If these filmmakers continue to be the moral and artistic compasses of our time, our next stop is an iceberg.

Cannes, actually, lost its virginity when they gave the Palme D’Or to a McDonalds “aficionado” turned filmmaker, Michael Moore. His “Fahrenheit 911” was such a deceptive documentary that even professional Bush-haters detested it as a gross fabrication.

By the way, in the film, Michael Moore went into great length depicting pre-invasion Saddam’s Iraq as Milton’s Paradise Lost. Rosy cheeked happy children playing as their happy and well dressed mothers watch them with humility. The part omitted by Moore was their fathers, players on the Iraqi national soccer team, being tortured by Saddam’s sons Uday and Qusay for losing a World Cup qualifier to the Saudi Arabia team.

Not only did Cannes not bother to check the facts of Moore’s vomit, they didn’t even consider that what they were making was not a political statement by an artistic community, but rather a primitive and partisan attempt to affect the political election of a participant country. Cannes basically ignored the tradition of a great movie event that had always praised an independent artistic spirit, in favor of …yes, the vision of a hysterical political hack who made an election propaganda documentary. How disrespectful that was to the filmmakers of other countries who watched their beloved festival sacrificed for the benefit of American political infighting. Then we wonder why people hate America.

By the way, the President of Jury that year, the man who awarded Michael Moore with a prideful smile, was a guy who turned watching Blockbuster movies for free into an art form, Quentin Tarantino. Here’s another psychopathic megalomaniac who marketed his sickness into a standard and was given the privilege to teach this year’s Master Class at Cannes.

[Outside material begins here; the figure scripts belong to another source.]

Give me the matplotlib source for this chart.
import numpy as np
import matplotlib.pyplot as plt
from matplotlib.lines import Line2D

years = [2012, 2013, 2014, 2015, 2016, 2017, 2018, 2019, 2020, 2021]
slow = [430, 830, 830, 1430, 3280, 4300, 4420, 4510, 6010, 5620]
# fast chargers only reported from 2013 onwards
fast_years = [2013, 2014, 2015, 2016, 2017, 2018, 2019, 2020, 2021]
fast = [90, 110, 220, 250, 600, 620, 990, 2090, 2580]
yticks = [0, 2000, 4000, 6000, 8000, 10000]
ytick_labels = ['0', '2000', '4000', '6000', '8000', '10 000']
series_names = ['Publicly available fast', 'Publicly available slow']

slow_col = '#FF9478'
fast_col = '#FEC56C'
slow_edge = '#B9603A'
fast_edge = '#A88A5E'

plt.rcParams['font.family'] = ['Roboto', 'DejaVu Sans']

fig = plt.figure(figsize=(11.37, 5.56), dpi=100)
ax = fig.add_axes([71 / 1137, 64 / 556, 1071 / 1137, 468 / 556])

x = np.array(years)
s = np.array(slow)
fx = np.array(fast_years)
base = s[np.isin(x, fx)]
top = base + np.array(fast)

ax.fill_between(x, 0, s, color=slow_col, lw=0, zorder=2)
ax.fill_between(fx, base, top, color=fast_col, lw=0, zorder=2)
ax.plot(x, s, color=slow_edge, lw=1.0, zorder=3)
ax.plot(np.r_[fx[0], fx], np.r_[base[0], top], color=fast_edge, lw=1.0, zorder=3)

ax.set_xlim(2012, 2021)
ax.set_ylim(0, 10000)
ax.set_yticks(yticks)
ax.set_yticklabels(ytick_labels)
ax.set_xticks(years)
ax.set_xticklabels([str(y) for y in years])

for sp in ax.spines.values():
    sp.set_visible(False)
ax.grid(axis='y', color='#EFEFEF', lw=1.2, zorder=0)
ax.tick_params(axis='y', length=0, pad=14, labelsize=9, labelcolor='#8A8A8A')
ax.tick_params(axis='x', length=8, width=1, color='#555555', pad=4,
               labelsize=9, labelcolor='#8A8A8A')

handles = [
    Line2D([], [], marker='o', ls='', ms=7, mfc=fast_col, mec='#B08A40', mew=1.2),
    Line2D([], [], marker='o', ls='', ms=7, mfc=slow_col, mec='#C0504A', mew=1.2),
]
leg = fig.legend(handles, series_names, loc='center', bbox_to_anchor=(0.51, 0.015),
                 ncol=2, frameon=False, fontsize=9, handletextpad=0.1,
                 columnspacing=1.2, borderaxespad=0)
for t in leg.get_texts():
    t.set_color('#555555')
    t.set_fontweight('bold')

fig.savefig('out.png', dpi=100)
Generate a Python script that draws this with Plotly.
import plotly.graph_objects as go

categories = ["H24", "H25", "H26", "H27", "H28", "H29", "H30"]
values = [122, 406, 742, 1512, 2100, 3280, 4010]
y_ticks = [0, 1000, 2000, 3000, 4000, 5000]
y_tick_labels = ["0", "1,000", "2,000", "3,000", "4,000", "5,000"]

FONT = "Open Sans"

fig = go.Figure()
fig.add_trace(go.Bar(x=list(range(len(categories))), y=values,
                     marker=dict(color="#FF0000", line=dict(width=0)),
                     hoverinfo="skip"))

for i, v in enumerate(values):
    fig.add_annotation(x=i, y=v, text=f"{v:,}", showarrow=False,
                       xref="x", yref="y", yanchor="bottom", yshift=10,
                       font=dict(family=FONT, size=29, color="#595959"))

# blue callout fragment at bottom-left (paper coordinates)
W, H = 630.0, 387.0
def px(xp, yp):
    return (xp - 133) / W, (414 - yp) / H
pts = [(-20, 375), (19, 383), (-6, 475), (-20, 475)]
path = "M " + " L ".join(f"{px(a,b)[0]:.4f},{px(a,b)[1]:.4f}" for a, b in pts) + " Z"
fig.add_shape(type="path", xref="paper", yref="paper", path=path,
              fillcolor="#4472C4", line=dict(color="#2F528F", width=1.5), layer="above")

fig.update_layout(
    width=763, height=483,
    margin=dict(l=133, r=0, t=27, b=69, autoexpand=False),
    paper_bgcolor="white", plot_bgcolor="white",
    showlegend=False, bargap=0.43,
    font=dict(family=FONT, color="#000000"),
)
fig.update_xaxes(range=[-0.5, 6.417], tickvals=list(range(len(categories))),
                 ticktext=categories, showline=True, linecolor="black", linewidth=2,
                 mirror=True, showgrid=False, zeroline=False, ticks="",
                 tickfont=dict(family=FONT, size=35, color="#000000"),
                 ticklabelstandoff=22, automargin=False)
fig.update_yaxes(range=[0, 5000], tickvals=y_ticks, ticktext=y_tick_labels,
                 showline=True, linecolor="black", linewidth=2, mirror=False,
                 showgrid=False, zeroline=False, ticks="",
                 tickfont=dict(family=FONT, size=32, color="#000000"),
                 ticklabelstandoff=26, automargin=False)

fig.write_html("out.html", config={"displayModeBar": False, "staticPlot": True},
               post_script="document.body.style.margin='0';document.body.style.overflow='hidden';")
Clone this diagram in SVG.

Tarantino’s major lesson to filmmakers was to demonstrate that after you’re told you made it, it’s okay to swear in the presence of those wearing tuxedos and tell them how great you are because you worked in a Blockbuster for a year (as opposed to the mundane Chukrai who “made it” after spending four years in the trenches fighting Nazis). And, yes, I almost forgot another precious lesson Tarantino taught the budding filmmakers: “Just do it,” he said, “just go ahead and do your f…g movie.” This is a Master Class? You don’t have to go to Cannes and spend a fortune on a hotel room for this. Nike has been saying this same crap on TV for years.

Wake up, people! Antonioni was a master. Kurosawa was a master. These people today are just tricksters.

Don’t get me wrong, I’m not trying to say that because of their moral bankruptcy these people are not good artists. They have their talents, they have their moments but they are not masters. They are not people who are supposed to set the bar. And setting the bar is precisely what festivals like Cannes do. They set the tone and they tell what goes and what does not.

Cannes is in part responsible for the visionary development of the human race. By entrusting the wheel to the filthy mouthed boatswain Tarantino and a Persian pirate’s parrot Sean Penn, Cannes gradually takes its ship to the “Neverland” of becoming an irrelevant film event that ignores real masters, people like Chukhrai who will prefer an oblivion to a festival that increasingly becomes to the art of movies what Michael Jackson is to child development.